> _Information provided_:

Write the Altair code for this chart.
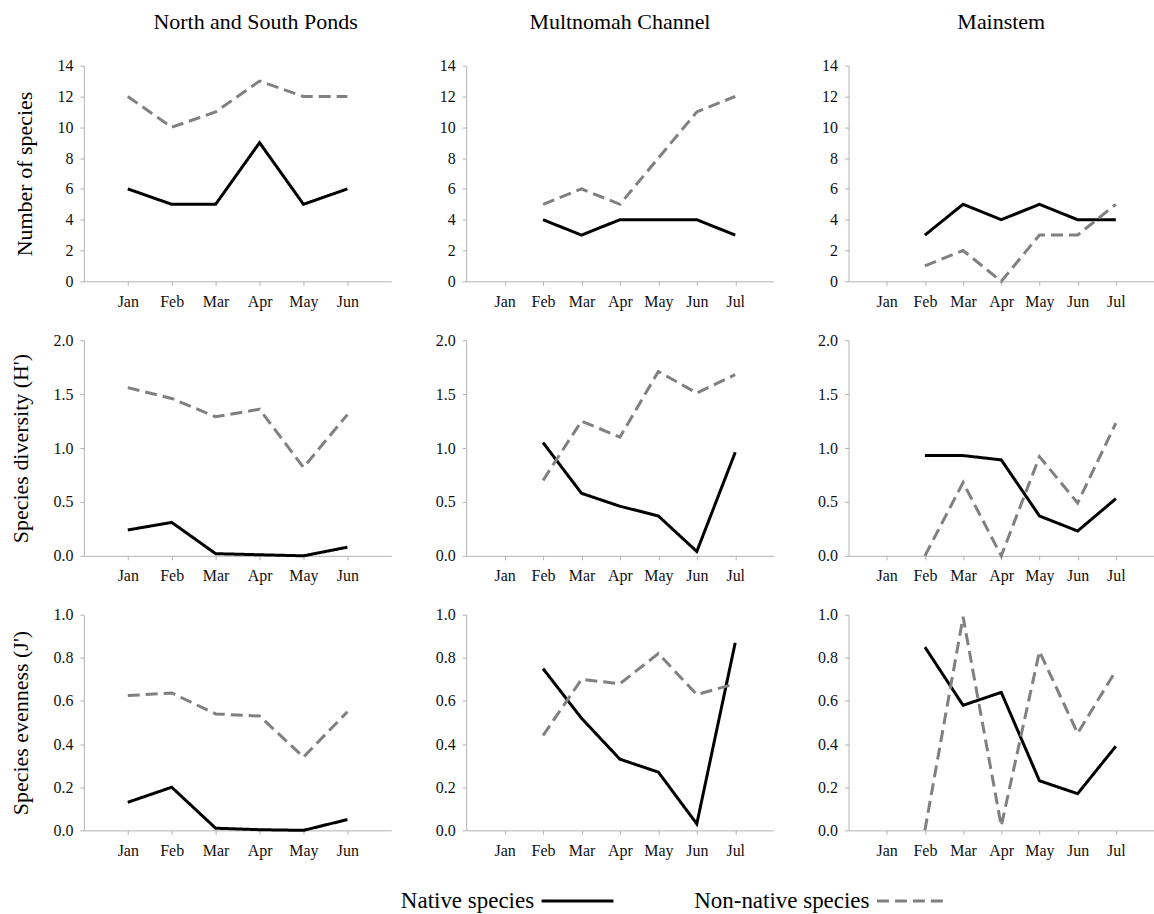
import altair as alt
import pandas as pd

# ---------------- data ----------------
sites = ["North and South Ponds", "Multnomah Channel", "Mainstem"]
metrics = ["Number of species", "Species diversity (H')", "Species evenness (J')"]
types = ["Native species", "Non-native species"]

axis_months_nsp = ["Jan", "Feb", "Mar", "Apr", "May", "Jun"]
axis_months_all = ["Jan", "Feb", "Mar", "Apr", "May", "Jun", "Jul"]

months_nsp = ["Jan", "Feb", "Mar", "Apr", "May", "Jun"]
months_mc = ["Feb", "Mar", "Apr", "May", "Jun", "Jul"]
months_ms = ["Feb", "Mar", "Apr", "May", "Jun", "Jul"]

# Number of species
nsp_num_native = [6, 5, 5, 9, 5, 6]
nsp_num_non = [12, 10, 11, 13, 12, 12]
mc_num_native = [4, 3, 4, 4, 4, 3]
mc_num_non = [5, 6, 5, 8, 11, 12]
ms_num_native = [3, 5, 4, 5, 4, 4]
ms_num_non = [1, 2, 0, 3, 3, 5]

# Species diversity (H')
nsp_h_native = [0.24, 0.31, 0.02, 0.01, 0.0, 0.08]
nsp_h_non = [1.56, 1.46, 1.29, 1.36, 0.82, 1.31]
mc_h_native = [1.05, 0.58, 0.46, 0.37, 0.04, 0.96]
mc_h_non = [0.70, 1.25, 1.10, 1.71, 1.51, 1.68]
ms_h_native = [0.93, 0.93, 0.89, 0.37, 0.23, 0.53]
ms_h_non = [0.0, 0.68, 0.0, 0.92, 0.49, 1.23]

# Species evenness (J')
nsp_j_native = [0.13, 0.20, 0.01, 0.003, 0.0, 0.05]
nsp_j_non = [0.625, 0.637, 0.54, 0.53, 0.34, 0.55]
mc_j_native = [0.75, 0.52, 0.33, 0.27, 0.03, 0.87]
mc_j_non = [0.44, 0.70, 0.68, 0.82, 0.63, 0.68]
ms_j_native = [0.85, 0.58, 0.64, 0.23, 0.17, 0.39]
ms_j_non = [0.0, 0.99, 0.02, 0.83, 0.45, 0.74]

y_ticks_num = [0, 2, 4, 6, 8, 10, 12, 14]
y_ticks_h = [0.0, 0.5, 1.0, 1.5, 2.0]
y_ticks_j = [0.0, 0.2, 0.4, 0.6, 0.8, 1.0]

# ---------------- table ----------------
series = {
    (0, 0): (months_nsp, nsp_num_native, nsp_num_non),
    (1, 0): (months_mc, mc_num_native, mc_num_non),
    (2, 0): (months_ms, ms_num_native, ms_num_non),
    (0, 1): (months_nsp, nsp_h_native, nsp_h_non),
    (1, 1): (months_mc, mc_h_native, mc_h_non),
    (2, 1): (months_ms, ms_h_native, ms_h_non),
    (0, 2): (months_nsp, nsp_j_native, nsp_j_non),
    (1, 2): (months_mc, mc_j_native, mc_j_non),
    (2, 2): (months_ms, ms_j_native, ms_j_non),
}

rows = []
for (si, mi), (mons, nat, non) in series.items():
    for m, v in zip(mons, nat):
        rows.append({"site": sites[si], "metric": metrics[mi], "type": types[0], "month": m, "value": v})
    for m, v in zip(mons, non):
        rows.append({"site": sites[si], "metric": metrics[mi], "type": types[1], "month": m, "value": v})
df = pd.DataFrame(rows)

FONT = "Liberation Serif"
AXIS_GRAY = "#b3b3b3"
widths = [308, 308, 306]
HEIGHT = 216
title_dx = [18, 0, 0]

y_cfg = [
    (y_ticks_num, [0, 14], "d"),
    (y_ticks_h, [0, 2], ".1f"),
    (y_ticks_j, [0, 1], ".1f"),
]

legend = alt.Legend(
    title=None,
    orient="none",
    legendX=457,
    legendY=799,
    direction="horizontal",
    columns=2,
    columnPadding=74,
    symbolType="stroke",
    symbolSize=5184,
    symbolStrokeWidth=3,
    labelFont=FONT,
    labelFontSize=23,
    labelColor="black",
    labelAlign="right",
    labelOffset={"expr": "-81"},
    labelLimit=400,
)

charts = []
for mi, metric in enumerate(metrics):
    ticks, dom, fmt = y_cfg[mi]
    for si, site in enumerate(sites):
        months_axis = axis_months_nsp if si == 0 else axis_months_all
        sub = df[(df.site == site) & (df.metric == metric)]
        props = dict(width=widths[si], height=HEIGHT)
        if mi == 0:
            props["title"] = alt.TitleParams(
                site, font=FONT, fontSize=22, fontWeight="normal", color="black",
                offset=24, frame="group", anchor="middle", dx=title_dx[si],
            )
        c = alt.Chart(sub).mark_line(strokeWidth=3, strokeCap="butt").encode(
            x=alt.X(
                "month:O",
                scale=alt.Scale(type="point", domain=months_axis, padding=1),
                axis=alt.Axis(title=None, labelAngle=0, labelPadding=8),
            ),
            y=alt.Y(
                "value:Q",
                scale=alt.Scale(domain=dom, nice=False, zero=True),
                axis=alt.Axis(
                    values=ticks, format=fmt, labelPadding=7,
                    title=metric if si == 0 else None,
                ),
            ),
            color=alt.Color(
                "type:N",
                scale=alt.Scale(domain=types, range=["#000000", "#808080"]),
                legend=legend,
            ),
            strokeDash=alt.StrokeDash(
                "type:N",
                scale=alt.Scale(domain=types, range=[[1, 0], [12, 6]]),
                legend=legend,
            ),
            order=alt.Order("month_idx:Q"),
        ).transform_calculate(
            month_idx="indexof(" + str(months_axis) + ", datum.month)"
        ).properties(**props)
        charts.append(c)

chart = alt.concat(*charts, columns=3, spacing={"row": 23, "column": 44}).properties(
    padding={"left": 10, "top": 10, "right": 0, "bottom": 0}
).configure_view(stroke=None).configure_axis(
    grid=False,
    domainColor=AXIS_GRAY,
    tickColor=AXIS_GRAY,
    tickSize=4,
    labelFont=FONT,
    labelFontSize=16,
    labelColor="#111111",
    titleFont=FONT,
    titleFontSize=22,
    titleFontWeight="normal",
    titleColor="black",
    titlePadding=20,
)

chart.save("out.html", embed_options={"renderer": "svg", "actions": False})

> _Instructions for the task_:
Word for word, quote the full listing, omitting every picture.

> _Problem solution_:
Write the Altair code for this chart.
import altair as alt
import pandas as pd

# ---------------- data ----------------
sites = ["North and South Ponds", "Multnomah Channel", "Mainstem"]
metrics = ["Number of species", "Species diversity (H')", "Species evenness (J')"]
types = ["Native species", "Non-native species"]

axis_months_nsp = ["Jan", "Feb", "Mar", "Apr", "May", "Jun"]
axis_months_all = ["Jan", "Feb", "Mar", "Apr", "May", "Jun", "Jul"]

months_nsp = ["Jan", "Feb", "Mar", "Apr", "May", "Jun"]
months_mc = ["Feb", "Mar", "Apr", "May", "Jun", "Jul"]
months_ms = ["Feb", "Mar", "Apr", "May", "Jun", "Jul"]

# Number of species
nsp_num_native = [6, 5, 5, 9, 5, 6]
nsp_num_non = [12, 10, 11, 13, 12, 12]
mc_num_native = [4, 3, 4, 4, 4, 3]
mc_num_non = [5, 6, 5, 8, 11, 12]
ms_num_native = [3, 5, 4, 5, 4, 4]
ms_num_non = [1, 2, 0, 3, 3, 5]

# Species diversity (H')
nsp_h_native = [0.24, 0.31, 0.02, 0.01, 0.0, 0.08]
nsp_h_non = [1.56, 1.46, 1.29, 1.36, 0.82, 1.31]
mc_h_native = [1.05, 0.58, 0.46, 0.37, 0.04, 0.96]
mc_h_non = [0.70, 1.25, 1.10, 1.71, 1.51, 1.68]
ms_h_native = [0.93, 0.93, 0.89, 0.37, 0.23, 0.53]
ms_h_non = [0.0, 0.68, 0.0, 0.92, 0.49, 1.23]

# Species evenness (J')
nsp_j_native = [0.13, 0.20, 0.01, 0.003, 0.0, 0.05]
nsp_j_non = [0.625, 0.637, 0.54, 0.53, 0.34, 0.55]
mc_j_native = [0.75, 0.52, 0.33, 0.27, 0.03, 0.87]
mc_j_non = [0.44, 0.70, 0.68, 0.82, 0.63, 0.68]
ms_j_native = [0.85, 0.58, 0.64, 0.23, 0.17, 0.39]
ms_j_non = [0.0, 0.99, 0.02, 0.83, 0.45, 0.74]

y_ticks_num = [0, 2, 4, 6, 8, 10, 12, 14]
y_ticks_h = [0.0, 0.5, 1.0, 1.5, 2.0]
y_ticks_j = [0.0, 0.2, 0.4, 0.6, 0.8, 1.0]

# ---------------- table ----------------
series = {
    (0, 0): (months_nsp, nsp_num_native, nsp_num_non),
    (1, 0): (months_mc, mc_num_native, mc_num_non),
    (2, 0): (months_ms, ms_num_native, ms_num_non),
    (0, 1): (months_nsp, nsp_h_native, nsp_h_non),
    (1, 1): (months_mc, mc_h_native, mc_h_non),
    (2, 1): (months_ms, ms_h_native, ms_h_non),
    (0, 2): (months_nsp, nsp_j_native, nsp_j_non),
    (1, 2): (months_mc, mc_j_native, mc_j_non),
    (2, 2): (months_ms, ms_j_native, ms_j_non),
}

rows = []
for (si, mi), (mons, nat, non) in series.items():
    for m, v in zip(mons, nat):
        rows.append({"site": sites[si], "metric": metrics[mi], "type": types[0], "month": m, "value": v})
    for m, v in zip(mons, non):
        rows.append({"site": sites[si], "metric": metrics[mi], "type": types[1], "month": m, "value": v})
df = pd.DataFrame(rows)

FONT = "Liberation Serif"
AXIS_GRAY = "#b3b3b3"
widths = [308, 308, 306]
HEIGHT = 216
title_dx = [18, 0, 0]

y_cfg = [
    (y_ticks_num, [0, 14], "d"),
    (y_ticks_h, [0, 2], ".1f"),
    (y_ticks_j, [0, 1], ".1f"),
]

legend = alt.Legend(
    title=None,
    orient="none",
    legendX=457,
    legendY=799,
    direction="horizontal",
    columns=2,
    columnPadding=74,
    symbolType="stroke",
    symbolSize=5184,
    symbolStrokeWidth=3,
    labelFont=FONT,
    labelFontSize=23,
    labelColor="black",
    labelAlign="right",
    labelOffset={"expr": "-81"},
    labelLimit=400,
)

charts = []
for mi, metric in enumerate(metrics):
    ticks, dom, fmt = y_cfg[mi]
    for si, site in enumerate(sites):
        months_axis = axis_months_nsp if si == 0 else axis_months_all
        sub = df[(df.site == site) & (df.metric == metric)]
        props = dict(width=widths[si], height=HEIGHT)
        if mi == 0:
            props["title"] = alt.TitleParams(
                site, font=FONT, fontSize=22, fontWeight="normal", color="black",
                offset=24, frame="group", anchor="middle", dx=title_dx[si],
            )
        c = alt.Chart(sub).mark_line(strokeWidth=3, strokeCap="butt").encode(
            x=alt.X(
                "month:O",
                scale=alt.Scale(type="point", domain=months_axis, padding=1),
                axis=alt.Axis(title=None, labelAngle=0, labelPadding=8),
            ),
            y=alt.Y(
                "value:Q",
                scale=alt.Scale(domain=dom, nice=False, zero=True),
                axis=alt.Axis(
                    values=ticks, format=fmt, labelPadding=7,
                    title=metric if si == 0 else None,
                ),
            ),
            color=alt.Color(
                "type:N",
                scale=alt.Scale(domain=types, range=["#000000", "#808080"]),
                legend=legend,
            ),
            strokeDash=alt.StrokeDash(
                "type:N",
                scale=alt.Scale(domain=types, range=[[1, 0], [12, 6]]),
                legend=legend,
            ),
            order=alt.Order("month_idx:Q"),
        ).transform_calculate(
            month_idx="indexof(" + str(months_axis) + ", datum.month)"
        ).properties(**props)
        charts.append(c)

chart = alt.concat(*charts, columns=3, spacing={"row": 23, "column": 44}).properties(
    padding={"left": 10, "top": 10, "right": 0, "bottom": 0}
).configure_view(stroke=None).configure_axis(
    grid=False,
    domainColor=AXIS_GRAY,
    tickColor=AXIS_GRAY,
    tickSize=4,
    labelFont=FONT,
    labelFontSize=16,
    labelColor="#111111",
    titleFont=FONT,
    titleFontSize=22,
    titleFontWeight="normal",
    titleColor="black",
    titlePadding=20,
)

chart.save("out.html", embed_options={"renderer": "svg", "actions": False})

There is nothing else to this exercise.